— Begin Material provided —

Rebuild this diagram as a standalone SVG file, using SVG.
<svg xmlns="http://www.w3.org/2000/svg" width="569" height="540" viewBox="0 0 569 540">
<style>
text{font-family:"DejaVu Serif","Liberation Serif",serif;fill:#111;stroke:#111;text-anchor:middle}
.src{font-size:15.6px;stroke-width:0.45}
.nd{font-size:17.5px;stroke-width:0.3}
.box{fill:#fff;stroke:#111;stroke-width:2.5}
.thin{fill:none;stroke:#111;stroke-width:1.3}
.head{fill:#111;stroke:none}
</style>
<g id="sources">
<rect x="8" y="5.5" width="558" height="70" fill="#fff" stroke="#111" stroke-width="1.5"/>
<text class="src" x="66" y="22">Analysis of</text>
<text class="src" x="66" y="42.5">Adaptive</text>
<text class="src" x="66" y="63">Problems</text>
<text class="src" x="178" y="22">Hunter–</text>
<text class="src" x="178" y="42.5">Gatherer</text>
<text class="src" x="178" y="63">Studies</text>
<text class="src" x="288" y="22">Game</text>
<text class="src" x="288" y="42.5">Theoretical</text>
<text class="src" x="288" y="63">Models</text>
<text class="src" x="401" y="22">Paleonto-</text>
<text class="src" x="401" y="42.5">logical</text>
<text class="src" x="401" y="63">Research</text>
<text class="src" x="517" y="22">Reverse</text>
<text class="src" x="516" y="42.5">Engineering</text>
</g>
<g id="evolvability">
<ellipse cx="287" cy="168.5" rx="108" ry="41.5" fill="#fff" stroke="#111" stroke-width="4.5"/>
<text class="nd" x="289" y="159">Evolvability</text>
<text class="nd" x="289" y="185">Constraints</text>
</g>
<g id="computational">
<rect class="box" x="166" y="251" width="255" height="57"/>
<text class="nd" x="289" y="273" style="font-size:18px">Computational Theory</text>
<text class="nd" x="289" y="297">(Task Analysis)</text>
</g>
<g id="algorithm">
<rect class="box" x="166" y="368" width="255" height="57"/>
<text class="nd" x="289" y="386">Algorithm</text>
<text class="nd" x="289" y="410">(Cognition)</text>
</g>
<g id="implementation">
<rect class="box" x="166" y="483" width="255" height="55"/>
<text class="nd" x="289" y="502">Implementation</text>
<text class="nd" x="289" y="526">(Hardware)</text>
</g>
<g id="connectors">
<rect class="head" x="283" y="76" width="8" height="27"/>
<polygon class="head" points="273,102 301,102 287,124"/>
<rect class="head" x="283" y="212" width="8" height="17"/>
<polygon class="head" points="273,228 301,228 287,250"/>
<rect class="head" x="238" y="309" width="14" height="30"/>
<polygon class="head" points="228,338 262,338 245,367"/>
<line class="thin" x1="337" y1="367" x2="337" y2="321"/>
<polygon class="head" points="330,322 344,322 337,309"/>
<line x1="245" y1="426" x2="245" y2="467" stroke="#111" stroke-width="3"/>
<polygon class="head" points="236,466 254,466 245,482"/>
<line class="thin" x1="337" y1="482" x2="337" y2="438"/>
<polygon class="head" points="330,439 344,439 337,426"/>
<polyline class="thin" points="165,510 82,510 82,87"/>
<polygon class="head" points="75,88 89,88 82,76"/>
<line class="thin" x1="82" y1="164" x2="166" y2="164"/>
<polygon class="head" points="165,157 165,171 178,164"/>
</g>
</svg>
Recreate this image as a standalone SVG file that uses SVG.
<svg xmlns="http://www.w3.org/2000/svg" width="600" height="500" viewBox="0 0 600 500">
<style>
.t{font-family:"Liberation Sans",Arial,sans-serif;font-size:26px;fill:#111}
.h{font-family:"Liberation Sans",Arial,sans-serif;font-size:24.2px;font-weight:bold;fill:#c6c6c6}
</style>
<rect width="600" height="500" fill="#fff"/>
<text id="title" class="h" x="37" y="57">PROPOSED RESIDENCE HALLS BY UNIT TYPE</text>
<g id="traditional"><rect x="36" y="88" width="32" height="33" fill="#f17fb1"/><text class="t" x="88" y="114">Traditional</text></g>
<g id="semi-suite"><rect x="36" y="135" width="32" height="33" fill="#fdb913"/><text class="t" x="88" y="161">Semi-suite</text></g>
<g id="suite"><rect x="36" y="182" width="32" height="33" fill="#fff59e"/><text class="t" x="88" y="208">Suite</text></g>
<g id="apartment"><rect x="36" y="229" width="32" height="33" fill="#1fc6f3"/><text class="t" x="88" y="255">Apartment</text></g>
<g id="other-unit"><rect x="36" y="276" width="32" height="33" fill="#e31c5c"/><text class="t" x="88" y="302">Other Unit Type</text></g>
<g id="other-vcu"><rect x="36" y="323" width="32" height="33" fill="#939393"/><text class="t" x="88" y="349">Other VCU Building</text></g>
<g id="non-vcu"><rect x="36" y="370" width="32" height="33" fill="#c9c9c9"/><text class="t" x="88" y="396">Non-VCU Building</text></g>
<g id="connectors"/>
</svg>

— End Material provided —

Challenge
Reproduce the entries above in full by retyping them exactly.

Full solution
Rebuild this diagram as a standalone SVG file, using SVG.
<svg xmlns="http://www.w3.org/2000/svg" width="569" height="540" viewBox="0 0 569 540">
<style>
text{font-family:"DejaVu Serif","Liberation Serif",serif;fill:#111;stroke:#111;text-anchor:middle}
.src{font-size:15.6px;stroke-width:0.45}
.nd{font-size:17.5px;stroke-width:0.3}
.box{fill:#fff;stroke:#111;stroke-width:2.5}
.thin{fill:none;stroke:#111;stroke-width:1.3}
.head{fill:#111;stroke:none}
</style>
<g id="sources">
<rect x="8" y="5.5" width="558" height="70" fill="#fff" stroke="#111" stroke-width="1.5"/>
<text class="src" x="66" y="22">Analysis of</text>
<text class="src" x="66" y="42.5">Adaptive</text>
<text class="src" x="66" y="63">Problems</text>
<text class="src" x="178" y="22">Hunter–</text>
<text class="src" x="178" y="42.5">Gatherer</text>
<text class="src" x="178" y="63">Studies</text>
<text class="src" x="288" y="22">Game</text>
<text class="src" x="288" y="42.5">Theoretical</text>
<text class="src" x="288" y="63">Models</text>
<text class="src" x="401" y="22">Paleonto-</text>
<text class="src" x="401" y="42.5">logical</text>
<text class="src" x="401" y="63">Research</text>
<text class="src" x="517" y="22">Reverse</text>
<text class="src" x="516" y="42.5">Engineering</text>
</g>
<g id="evolvability">
<ellipse cx="287" cy="168.5" rx="108" ry="41.5" fill="#fff" stroke="#111" stroke-width="4.5"/>
<text class="nd" x="289" y="159">Evolvability</text>
<text class="nd" x="289" y="185">Constraints</text>
</g>
<g id="computational">
<rect class="box" x="166" y="251" width="255" height="57"/>
<text class="nd" x="289" y="273" style="font-size:18px">Computational Theory</text>
<text class="nd" x="289" y="297">(Task Analysis)</text>
</g>
<g id="algorithm">
<rect class="box" x="166" y="368" width="255" height="57"/>
<text class="nd" x="289" y="386">Algorithm</text>
<text class="nd" x="289" y="410">(Cognition)</text>
</g>
<g id="implementation">
<rect class="box" x="166" y="483" width="255" height="55"/>
<text class="nd" x="289" y="502">Implementation</text>
<text class="nd" x="289" y="526">(Hardware)</text>
</g>
<g id="connectors">
<rect class="head" x="283" y="76" width="8" height="27"/>
<polygon class="head" points="273,102 301,102 287,124"/>
<rect class="head" x="283" y="212" width="8" height="17"/>
<polygon class="head" points="273,228 301,228 287,250"/>
<rect class="head" x="238" y="309" width="14" height="30"/>
<polygon class="head" points="228,338 262,338 245,367"/>
<line class="thin" x1="337" y1="367" x2="337" y2="321"/>
<polygon class="head" points="330,322 344,322 337,309"/>
<line x1="245" y1="426" x2="245" y2="467" stroke="#111" stroke-width="3"/>
<polygon class="head" points="236,466 254,466 245,482"/>
<line class="thin" x1="337" y1="482" x2="337" y2="438"/>
<polygon class="head" points="330,439 344,439 337,426"/>
<polyline class="thin" points="165,510 82,510 82,87"/>
<polygon class="head" points="75,88 89,88 82,76"/>
<line class="thin" x1="82" y1="164" x2="166" y2="164"/>
<polygon class="head" points="165,157 165,171 178,164"/>
</g>
</svg>
Recreate this image as a standalone SVG file that uses SVG.
<svg xmlns="http://www.w3.org/2000/svg" width="600" height="500" viewBox="0 0 600 500">
<style>
.t{font-family:"Liberation Sans",Arial,sans-serif;font-size:26px;fill:#111}
.h{font-family:"Liberation Sans",Arial,sans-serif;font-size:24.2px;font-weight:bold;fill:#c6c6c6}
</style>
<rect width="600" height="500" fill="#fff"/>
<text id="title" class="h" x="37" y="57">PROPOSED RESIDENCE HALLS BY UNIT TYPE</text>
<g id="traditional"><rect x="36" y="88" width="32" height="33" fill="#f17fb1"/><text class="t" x="88" y="114">Traditional</text></g>
<g id="semi-suite"><rect x="36" y="135" width="32" height="33" fill="#fdb913"/><text class="t" x="88" y="161">Semi-suite</text></g>
<g id="suite"><rect x="36" y="182" width="32" height="33" fill="#fff59e"/><text class="t" x="88" y="208">Suite</text></g>
<g id="apartment"><rect x="36" y="229" width="32" height="33" fill="#1fc6f3"/><text class="t" x="88" y="255">Apartment</text></g>
<g id="other-unit"><rect x="36" y="276" width="32" height="33" fill="#e31c5c"/><text class="t" x="88" y="302">Other Unit Type</text></g>
<g id="other-vcu"><rect x="36" y="323" width="32" height="33" fill="#939393"/><text class="t" x="88" y="349">Other VCU Building</text></g>
<g id="non-vcu"><rect x="36" y="370" width="32" height="33" fill="#c9c9c9"/><text class="t" x="88" y="396">Non-VCU Building</text></g>
<g id="connectors"/>
</svg>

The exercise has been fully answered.